** Start of Records to process **

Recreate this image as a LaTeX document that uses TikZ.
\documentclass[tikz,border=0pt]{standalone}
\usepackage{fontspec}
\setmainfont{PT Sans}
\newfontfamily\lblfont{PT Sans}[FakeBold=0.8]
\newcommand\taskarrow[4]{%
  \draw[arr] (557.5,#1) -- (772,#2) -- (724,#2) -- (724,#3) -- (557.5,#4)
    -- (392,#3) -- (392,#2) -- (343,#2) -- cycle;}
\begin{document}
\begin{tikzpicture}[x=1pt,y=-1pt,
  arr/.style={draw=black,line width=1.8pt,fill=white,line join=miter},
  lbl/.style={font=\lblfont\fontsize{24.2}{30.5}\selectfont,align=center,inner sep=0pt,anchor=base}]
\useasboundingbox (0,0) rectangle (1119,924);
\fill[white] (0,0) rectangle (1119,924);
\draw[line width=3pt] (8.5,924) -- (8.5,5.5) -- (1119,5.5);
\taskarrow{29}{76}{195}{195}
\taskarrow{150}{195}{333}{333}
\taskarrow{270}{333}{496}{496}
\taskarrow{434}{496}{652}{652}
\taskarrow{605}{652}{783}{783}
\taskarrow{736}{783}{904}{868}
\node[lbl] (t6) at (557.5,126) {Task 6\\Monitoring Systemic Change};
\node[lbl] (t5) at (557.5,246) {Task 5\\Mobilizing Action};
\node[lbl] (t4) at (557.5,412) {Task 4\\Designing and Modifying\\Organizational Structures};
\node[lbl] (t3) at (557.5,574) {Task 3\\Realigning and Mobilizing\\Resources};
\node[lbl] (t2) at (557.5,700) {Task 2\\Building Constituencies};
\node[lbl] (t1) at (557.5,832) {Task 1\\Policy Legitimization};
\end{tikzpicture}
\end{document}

** End of Records to process **
** Start of Records to process **

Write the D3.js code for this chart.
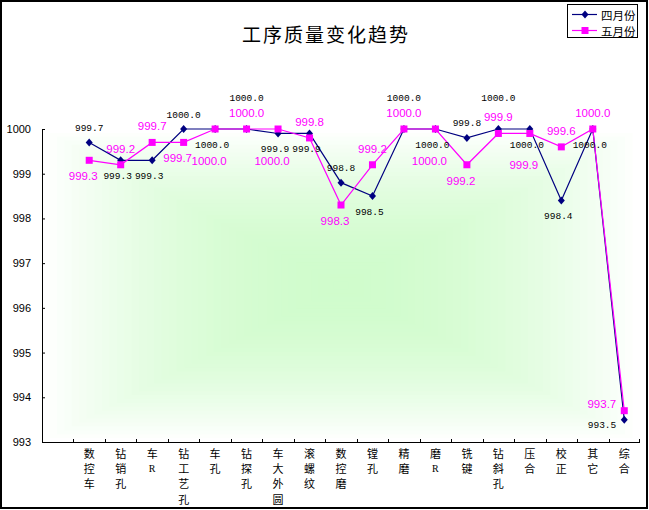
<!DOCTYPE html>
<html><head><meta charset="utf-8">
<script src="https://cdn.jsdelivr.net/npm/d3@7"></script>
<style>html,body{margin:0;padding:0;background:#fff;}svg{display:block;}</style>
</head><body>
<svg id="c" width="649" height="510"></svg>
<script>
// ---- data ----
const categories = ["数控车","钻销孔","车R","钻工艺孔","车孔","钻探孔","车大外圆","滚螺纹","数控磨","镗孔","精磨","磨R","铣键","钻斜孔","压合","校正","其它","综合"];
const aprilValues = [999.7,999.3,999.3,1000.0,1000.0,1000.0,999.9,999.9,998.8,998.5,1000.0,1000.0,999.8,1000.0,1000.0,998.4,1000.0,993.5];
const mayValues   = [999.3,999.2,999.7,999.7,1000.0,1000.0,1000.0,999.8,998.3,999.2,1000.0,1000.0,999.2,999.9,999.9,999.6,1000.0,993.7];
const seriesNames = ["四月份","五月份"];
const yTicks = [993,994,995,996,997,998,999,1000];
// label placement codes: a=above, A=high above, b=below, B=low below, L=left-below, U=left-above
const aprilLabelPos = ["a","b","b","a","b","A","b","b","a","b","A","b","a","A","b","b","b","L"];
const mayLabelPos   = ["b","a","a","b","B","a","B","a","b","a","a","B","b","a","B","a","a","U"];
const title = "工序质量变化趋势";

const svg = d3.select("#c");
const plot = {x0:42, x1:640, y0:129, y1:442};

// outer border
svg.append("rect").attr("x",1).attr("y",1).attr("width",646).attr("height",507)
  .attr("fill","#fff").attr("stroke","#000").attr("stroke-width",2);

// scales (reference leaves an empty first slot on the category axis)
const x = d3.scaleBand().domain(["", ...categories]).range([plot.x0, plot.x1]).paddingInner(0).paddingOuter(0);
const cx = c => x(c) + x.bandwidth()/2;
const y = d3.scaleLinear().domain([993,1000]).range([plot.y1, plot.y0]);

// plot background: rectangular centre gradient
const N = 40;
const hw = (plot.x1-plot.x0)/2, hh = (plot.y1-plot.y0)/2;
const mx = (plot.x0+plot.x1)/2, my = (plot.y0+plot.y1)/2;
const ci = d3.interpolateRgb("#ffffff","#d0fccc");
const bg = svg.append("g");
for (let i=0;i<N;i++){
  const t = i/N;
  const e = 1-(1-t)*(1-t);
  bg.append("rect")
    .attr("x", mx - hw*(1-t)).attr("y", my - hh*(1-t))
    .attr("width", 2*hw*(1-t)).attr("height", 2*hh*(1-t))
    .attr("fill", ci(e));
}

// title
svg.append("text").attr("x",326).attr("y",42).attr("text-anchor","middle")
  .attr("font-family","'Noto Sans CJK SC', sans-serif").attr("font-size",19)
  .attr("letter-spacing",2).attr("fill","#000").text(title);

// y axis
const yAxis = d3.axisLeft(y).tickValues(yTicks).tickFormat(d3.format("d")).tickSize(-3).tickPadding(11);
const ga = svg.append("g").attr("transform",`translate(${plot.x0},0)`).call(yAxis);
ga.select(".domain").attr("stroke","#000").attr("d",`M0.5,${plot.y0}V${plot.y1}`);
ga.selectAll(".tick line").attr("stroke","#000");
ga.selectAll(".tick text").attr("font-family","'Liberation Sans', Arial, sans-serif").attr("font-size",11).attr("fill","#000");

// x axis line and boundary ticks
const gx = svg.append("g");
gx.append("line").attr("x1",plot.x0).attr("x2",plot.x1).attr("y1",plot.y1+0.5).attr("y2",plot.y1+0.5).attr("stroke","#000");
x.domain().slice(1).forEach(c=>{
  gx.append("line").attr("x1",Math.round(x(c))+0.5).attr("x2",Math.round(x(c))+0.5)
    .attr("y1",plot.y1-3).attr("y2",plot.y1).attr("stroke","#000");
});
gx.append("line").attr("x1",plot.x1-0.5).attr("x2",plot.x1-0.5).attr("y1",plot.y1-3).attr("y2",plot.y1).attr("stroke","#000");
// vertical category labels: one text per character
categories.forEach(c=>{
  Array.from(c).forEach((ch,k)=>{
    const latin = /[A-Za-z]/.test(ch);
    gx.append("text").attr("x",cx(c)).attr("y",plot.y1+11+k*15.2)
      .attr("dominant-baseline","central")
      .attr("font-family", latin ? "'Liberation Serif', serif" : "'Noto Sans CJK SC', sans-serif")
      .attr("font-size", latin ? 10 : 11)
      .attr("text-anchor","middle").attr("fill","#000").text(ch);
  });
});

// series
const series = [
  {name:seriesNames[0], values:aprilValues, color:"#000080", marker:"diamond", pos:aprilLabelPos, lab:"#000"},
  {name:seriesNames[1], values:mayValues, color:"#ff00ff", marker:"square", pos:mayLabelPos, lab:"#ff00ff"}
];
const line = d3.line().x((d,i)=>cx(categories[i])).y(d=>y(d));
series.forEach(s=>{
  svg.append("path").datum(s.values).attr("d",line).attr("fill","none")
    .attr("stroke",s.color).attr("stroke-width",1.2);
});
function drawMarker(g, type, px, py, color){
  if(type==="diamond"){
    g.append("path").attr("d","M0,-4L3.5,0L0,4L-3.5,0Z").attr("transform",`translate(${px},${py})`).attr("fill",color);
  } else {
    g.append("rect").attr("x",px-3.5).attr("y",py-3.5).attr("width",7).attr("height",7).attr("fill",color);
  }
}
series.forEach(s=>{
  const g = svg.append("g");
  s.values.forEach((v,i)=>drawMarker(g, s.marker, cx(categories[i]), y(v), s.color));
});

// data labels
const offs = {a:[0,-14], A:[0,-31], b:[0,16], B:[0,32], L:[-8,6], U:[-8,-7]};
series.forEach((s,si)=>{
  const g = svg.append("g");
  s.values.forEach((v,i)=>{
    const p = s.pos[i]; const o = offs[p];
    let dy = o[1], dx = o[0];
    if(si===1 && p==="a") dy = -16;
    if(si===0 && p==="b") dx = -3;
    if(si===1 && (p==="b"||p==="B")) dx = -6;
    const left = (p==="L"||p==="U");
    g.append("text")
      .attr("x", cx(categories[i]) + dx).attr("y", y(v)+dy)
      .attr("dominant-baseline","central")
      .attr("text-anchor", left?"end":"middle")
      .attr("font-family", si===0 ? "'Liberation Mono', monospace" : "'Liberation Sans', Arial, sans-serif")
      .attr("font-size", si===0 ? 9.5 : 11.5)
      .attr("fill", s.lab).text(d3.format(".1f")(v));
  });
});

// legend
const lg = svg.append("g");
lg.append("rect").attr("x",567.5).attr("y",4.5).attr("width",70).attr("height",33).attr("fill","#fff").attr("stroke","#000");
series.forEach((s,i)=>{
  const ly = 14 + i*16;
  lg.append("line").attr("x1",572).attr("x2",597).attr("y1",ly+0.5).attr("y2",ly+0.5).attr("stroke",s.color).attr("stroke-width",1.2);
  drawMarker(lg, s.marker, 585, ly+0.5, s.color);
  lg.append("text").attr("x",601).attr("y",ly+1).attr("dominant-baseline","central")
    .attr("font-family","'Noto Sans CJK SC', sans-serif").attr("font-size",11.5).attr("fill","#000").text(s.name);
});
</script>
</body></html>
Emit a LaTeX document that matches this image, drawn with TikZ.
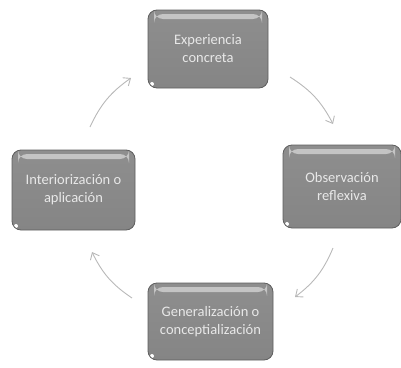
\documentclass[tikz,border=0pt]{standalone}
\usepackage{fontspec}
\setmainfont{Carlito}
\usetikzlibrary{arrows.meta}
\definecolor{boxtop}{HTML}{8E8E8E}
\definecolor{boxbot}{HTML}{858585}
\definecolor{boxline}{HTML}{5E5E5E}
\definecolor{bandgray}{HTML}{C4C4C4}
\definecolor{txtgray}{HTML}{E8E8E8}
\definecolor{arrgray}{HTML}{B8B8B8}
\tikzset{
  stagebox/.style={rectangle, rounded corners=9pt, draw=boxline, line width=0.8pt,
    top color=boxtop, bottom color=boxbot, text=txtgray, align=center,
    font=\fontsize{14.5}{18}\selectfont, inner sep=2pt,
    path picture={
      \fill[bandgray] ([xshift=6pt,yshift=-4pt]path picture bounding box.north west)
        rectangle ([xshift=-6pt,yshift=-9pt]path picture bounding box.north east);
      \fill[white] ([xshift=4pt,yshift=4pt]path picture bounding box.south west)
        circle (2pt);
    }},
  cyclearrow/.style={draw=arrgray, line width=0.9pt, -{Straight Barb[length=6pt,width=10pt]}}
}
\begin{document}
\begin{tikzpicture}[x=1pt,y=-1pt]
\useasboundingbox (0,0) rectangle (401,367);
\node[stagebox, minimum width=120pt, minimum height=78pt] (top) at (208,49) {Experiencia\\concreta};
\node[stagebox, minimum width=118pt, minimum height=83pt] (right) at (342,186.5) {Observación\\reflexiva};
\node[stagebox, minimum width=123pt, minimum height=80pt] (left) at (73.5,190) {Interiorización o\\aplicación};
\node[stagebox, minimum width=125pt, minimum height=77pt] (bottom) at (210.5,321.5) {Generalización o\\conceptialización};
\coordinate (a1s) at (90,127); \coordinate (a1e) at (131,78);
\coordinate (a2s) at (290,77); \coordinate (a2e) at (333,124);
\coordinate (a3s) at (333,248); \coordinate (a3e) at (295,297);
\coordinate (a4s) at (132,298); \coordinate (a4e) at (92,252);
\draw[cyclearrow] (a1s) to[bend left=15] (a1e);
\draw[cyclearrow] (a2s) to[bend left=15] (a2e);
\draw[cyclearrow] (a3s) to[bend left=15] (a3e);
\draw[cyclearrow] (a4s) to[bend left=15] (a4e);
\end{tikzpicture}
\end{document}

** End of Records to process **
** Start of Records to process **

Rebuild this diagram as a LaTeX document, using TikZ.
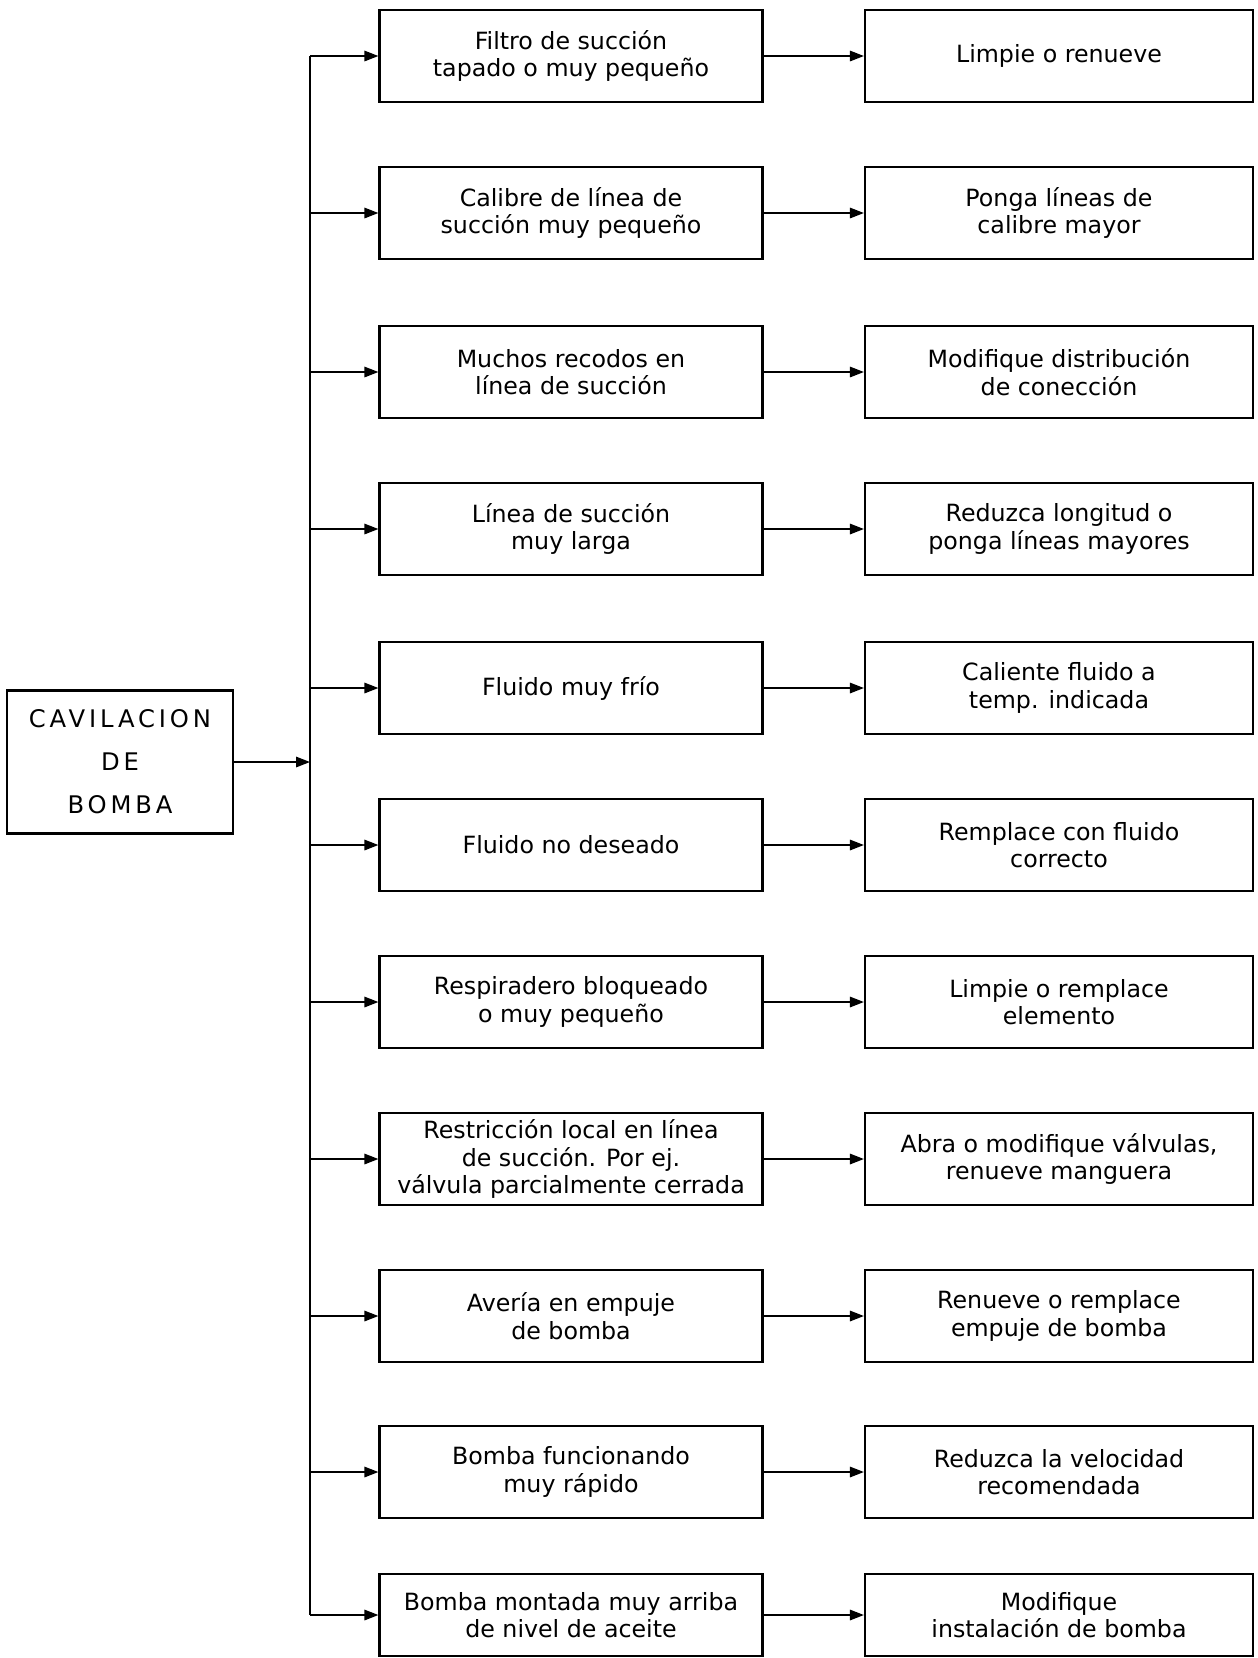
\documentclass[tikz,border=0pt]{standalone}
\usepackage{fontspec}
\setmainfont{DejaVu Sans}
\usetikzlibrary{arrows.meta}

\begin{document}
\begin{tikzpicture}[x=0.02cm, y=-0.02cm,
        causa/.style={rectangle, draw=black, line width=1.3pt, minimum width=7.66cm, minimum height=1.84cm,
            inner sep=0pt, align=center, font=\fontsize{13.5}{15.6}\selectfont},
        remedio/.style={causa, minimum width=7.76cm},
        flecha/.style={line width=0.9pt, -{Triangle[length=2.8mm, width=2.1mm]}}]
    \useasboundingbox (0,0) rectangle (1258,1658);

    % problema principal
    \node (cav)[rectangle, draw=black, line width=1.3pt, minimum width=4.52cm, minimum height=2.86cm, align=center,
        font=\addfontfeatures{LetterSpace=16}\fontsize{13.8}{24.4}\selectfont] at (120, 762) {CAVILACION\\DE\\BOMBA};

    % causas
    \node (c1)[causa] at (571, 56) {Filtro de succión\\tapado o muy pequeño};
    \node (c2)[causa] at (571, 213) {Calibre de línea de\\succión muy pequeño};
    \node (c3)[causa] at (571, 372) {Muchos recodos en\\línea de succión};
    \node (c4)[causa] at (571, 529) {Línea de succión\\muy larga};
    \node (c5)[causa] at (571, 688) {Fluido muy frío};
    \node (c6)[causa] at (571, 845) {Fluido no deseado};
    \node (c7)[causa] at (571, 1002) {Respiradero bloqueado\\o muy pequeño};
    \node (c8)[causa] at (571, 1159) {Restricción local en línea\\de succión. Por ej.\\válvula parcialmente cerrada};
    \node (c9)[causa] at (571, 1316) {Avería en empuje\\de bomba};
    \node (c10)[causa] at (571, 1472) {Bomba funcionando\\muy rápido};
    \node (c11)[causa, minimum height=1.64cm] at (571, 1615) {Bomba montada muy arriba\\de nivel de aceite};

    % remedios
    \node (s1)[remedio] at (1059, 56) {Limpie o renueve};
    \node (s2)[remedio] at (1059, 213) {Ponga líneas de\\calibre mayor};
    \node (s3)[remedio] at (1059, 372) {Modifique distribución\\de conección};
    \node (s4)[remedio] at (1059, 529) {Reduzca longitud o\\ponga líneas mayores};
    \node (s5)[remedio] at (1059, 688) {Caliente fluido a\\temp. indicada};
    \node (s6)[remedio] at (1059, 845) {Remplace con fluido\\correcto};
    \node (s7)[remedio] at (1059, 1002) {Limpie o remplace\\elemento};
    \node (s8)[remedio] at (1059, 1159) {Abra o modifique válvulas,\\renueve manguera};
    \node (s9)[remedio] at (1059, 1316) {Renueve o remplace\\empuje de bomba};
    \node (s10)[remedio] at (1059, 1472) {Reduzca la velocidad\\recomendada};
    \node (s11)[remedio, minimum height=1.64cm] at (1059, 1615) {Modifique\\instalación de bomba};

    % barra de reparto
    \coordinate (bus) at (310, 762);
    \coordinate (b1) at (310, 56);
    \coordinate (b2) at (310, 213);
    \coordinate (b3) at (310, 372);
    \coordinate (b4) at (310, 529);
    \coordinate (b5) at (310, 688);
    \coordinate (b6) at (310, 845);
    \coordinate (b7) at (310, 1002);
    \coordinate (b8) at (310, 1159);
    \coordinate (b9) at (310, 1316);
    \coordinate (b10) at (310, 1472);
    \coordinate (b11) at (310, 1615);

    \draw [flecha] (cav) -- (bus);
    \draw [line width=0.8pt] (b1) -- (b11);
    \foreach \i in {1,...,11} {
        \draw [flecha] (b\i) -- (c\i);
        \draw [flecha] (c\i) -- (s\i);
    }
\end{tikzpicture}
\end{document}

** End of Records to process **

Copy out every line from the material above in which the word "image" appears.

Recreate this image as a LaTeX document that uses TikZ.
Emit a LaTeX document that matches this image, drawn with TikZ.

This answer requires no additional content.